Woolmer murdered for complicity or not playing along?


Whatever the process might be for staging a result, now we have a death in the cricket gambling mix! And Woolmer was quite a big name to go down amidst scandal. A mini legend in his sport, the dead coach to Pakistan was a former England player. He repeatedly scored a ton of runs against Australia, in the days when Aussies hammered every (rather than nearly every) opponent in their path. He was a clever tactician who revolutionised coaching with the use of computers.

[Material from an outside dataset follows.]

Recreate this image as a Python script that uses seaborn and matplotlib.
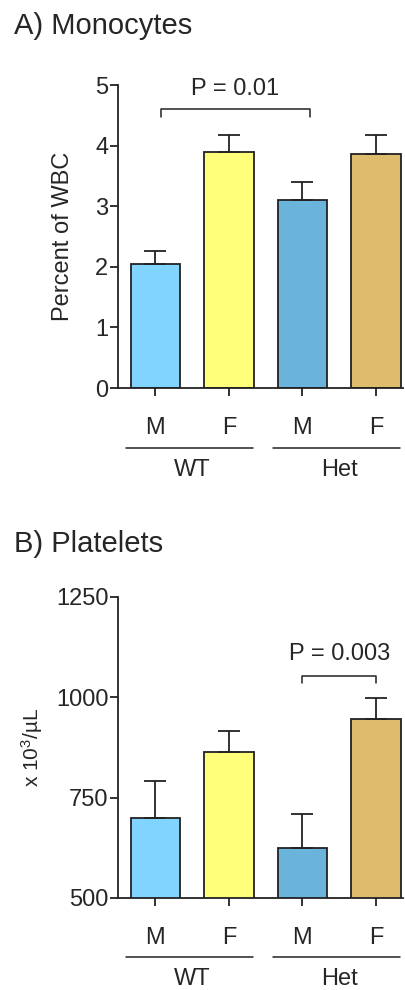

He was a nice quiet unassuming guy.

The little boy in me who used to watch Woolmer sock it to Lillee and Thomson says, please don't let it turn out that he was murdered because he was creaming gamblers' takings.

I guess as an adult with a sense that everyone should do the right thing when it comes to money, please let it be proved that he was killed because he wouldn't go down that illegal route.

I hope too that he wasn't throttled by one of his team, who to a man, didn't mumble a word of discontent when they got trounced in their last game before he died. Let's hope that after going down to Ireland, that they were shell shocked at how they got beat, despite trying their best. It would be a shame if they were quiet because they were mentally counting their winnings from smoking Joe, head of the Jamaican branch of illegal Gambling Anonymous.